Beyond system metrics, these strategies have a direct impact on user experience and performance. When feedback was delayed or unavailable during the contents, participants experienced uncertainty and frustration, often leading to lower engagement and scores. In the initial run, some students waited up to five minutes to receive feedback. In contrast, when feedback was returned more quickly (e.g. in under 25 seconds), users could identify and correct errors promptly, boosting both learning and confidence. Our data show that with faster feedback, the average score increased from 53 to 69 out of 100. This demonstrates that system-level optimizations not only improve operational efficiency but also meaningfully enhance users outcomes and engagement.

5.4. Limitations

The M/M/m approximation assumes exponential inter-arrival and service times, which may not fully capture the real-world behavior of submissions. Variability in machine performance and user submission patterns may affect the observed service rate $\mu$, and queue-limiting policies could influence user behavior in ways not captured by this static analysis. Despite these limitations, our combined approach demonstrates a practical and data-driven strategy to manage waiting times effectively, balancing system performance, stability, and operational cost.

6. Conclusions

Our analysis shows that system performance during peak submission periods can be effectively managed through a combination of server scaling and queue control policies. Analytical calculations indicate that a single-server setup becomes severely overloaded under peak demand, leading to waiting times of several hours. Adding new processing queues reduces waiting times, though it incurs additional infrastructure costs.
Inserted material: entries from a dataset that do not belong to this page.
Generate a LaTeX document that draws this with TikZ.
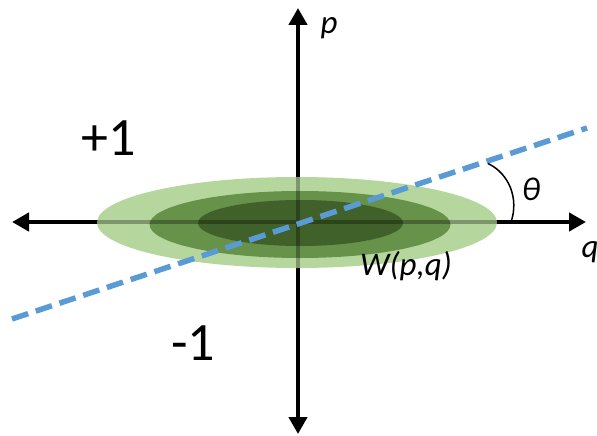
\documentclass[tikz,border=0pt]{standalone}
\usepackage{fontspec}
\setmainfont{Carlito}
\usetikzlibrary{arrows.meta}
\definecolor{gOuter}{RGB}{181,215,158}
\definecolor{gMid}{RGB}{103,146,73}
\definecolor{gIn}{RGB}{64,97,41}
\definecolor{dashblue}{RGB}{91,155,213}
\begin{document}
\begin{tikzpicture}[x=1pt,y=-1pt,
  axisline/.style={line width=4.5pt, {Triangle[length=17pt,width=18pt]}-{Triangle[length=17pt,width=18pt]}},
  bigsign/.style={font=\fontsize{54}{60}\selectfont, inner sep=0pt},
  varlabel/.style={font=\fontsize{33}{38}\selectfont\itshape, inner sep=0pt},
  cutline/.style={dashblue, line width=5.5pt, dash pattern=on 17pt off 8pt}]
\useasboundingbox (0,0) rectangle (597,436);
\coordinate (L) at (12,222);
\coordinate (R) at (586,222);
\coordinate (T) at (298,8);
\coordinate (B) at (298,434);
\draw[axisline] (L) -- (R);
\draw[axisline] (B) -- (T);
\fill[gOuter] (297,222.5) ellipse [x radius=200, y radius=45.5];
\fill[gMid] (300,224.5) ellipse [x radius=150.5, y radius=33.5];
\fill[gIn] (300.5,223) ellipse [x radius=102.5, y radius=23];
\begin{scope}
  \clip (297,222.5) ellipse [x radius=200, y radius=45.5];
  \draw[black, opacity=0.3, line width=4.5pt] (L) -- (R) (T) -- (B);
\end{scope}
\coordinate (D1) at (12,319);
\coordinate (D2) at (587,128);
\draw[cutline] (D1) -- (D2);
\coordinate (A1) at (511,222);
\coordinate (A2) at (488,163.5);
\draw[line width=1.5pt] (A1) .. controls (519,199) and (509.4,173.7) .. (A2);
\node[bigsign] (plus) at (109,138) {+1};
\node[bigsign] (minus) at (193,343) {-1};
\node[varlabel] (plab) at (329,28) {p};
\node[varlabel] (qlab) at (590,252) {q};
\node[varlabel] (theta) at (531,189) {θ};
\node[varlabel] (wlab) at (406,266) {W(p,q)};
\end{tikzpicture}
\end{document}
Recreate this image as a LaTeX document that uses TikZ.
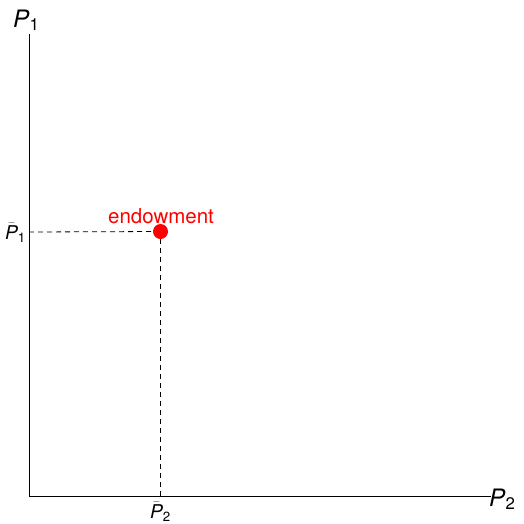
\documentclass[tikz,border=0pt]{standalone}
\usepackage{fontspec}
\setmainfont{TeX Gyre Heros}
\begin{document}
\begin{tikzpicture}[x=1pt,y=-1pt,
  axis/.style={line width=0.8pt},
  guide/.style={line width=0.8pt,dash pattern=on 5pt off 4pt},
  biglab/.style={font=\fontsize{24}{24}\selectfont,inner sep=0pt},
  smalllab/.style={font=\fontsize{19}{19}\selectfont,inner sep=0pt},
  endow/.style={circle,fill=red,minimum size=15pt,inner sep=0pt}]
\useasboundingbox (0,0) rectangle (524,523);
\coordinate (O) at (29,496);
\coordinate (ytop) at (29,34);
\coordinate (xend) at (491,496);
\coordinate (yb) at (29,232);
\coordinate (xb) at (160.5,496);
\draw[axis] (ytop) -- (O) -- (xend);
\node[biglab,anchor=base west] (p1) at (13,27) {\textit{P}$_{\mathrm{1}}$};
\node[biglab,anchor=base west] (p2) at (489,506) {\textit{P}$_{\mathrm{2}}$};
\node[endow] (e) at (160.5,231.5) {};
\draw[guide] (yb) -- (e);
\draw[guide] (e) -- (xb);
\node[smalllab,anchor=base east] (pb1) at (26,239) {$\bar{\textit{P}}_{\mathrm{1}}$};
\node[smalllab,anchor=base] (pb2) at (160.5,518) {$\bar{\textit{P}}_{\mathrm{2}}$};
\node[font=\fontsize{20.5}{20.5}\selectfont,text=red,inner sep=0pt,anchor=base] (lab) at (161,223) {endowment};
\end{tikzpicture}
\end{document}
Queue policies that limit the number of active submissions per user substantially lower the effective arrival rate, decreasing both the average waiting time and the variability of the queue. This approach provides significant performance improvements at minimal cost and helps stabilize the system, preventing extreme delays even during high submission rates.

The combination of server scaling and submission control yields the best results, maintaining manageable queues and near-optimal waiting times throughout peak periods. Timely feedback directly improves participant experience and performance. Delays create uncertainty and frustration, lowering engagement, while feedback within 25 seconds lets users quickly correct errors, boosting understanding, confidence, and contests results. We found that providing faster feedback boosted average scores by ≈30% on tasks of similar difficulty, highlighting how reducing wait times can improve performance outcomes. These findings demonstrate that system-level optimizations not only improve operational efficiency but also meaningfully enhance users outcomes and engagement, emphasizing the importance of balancing technical performance with participants satisfaction.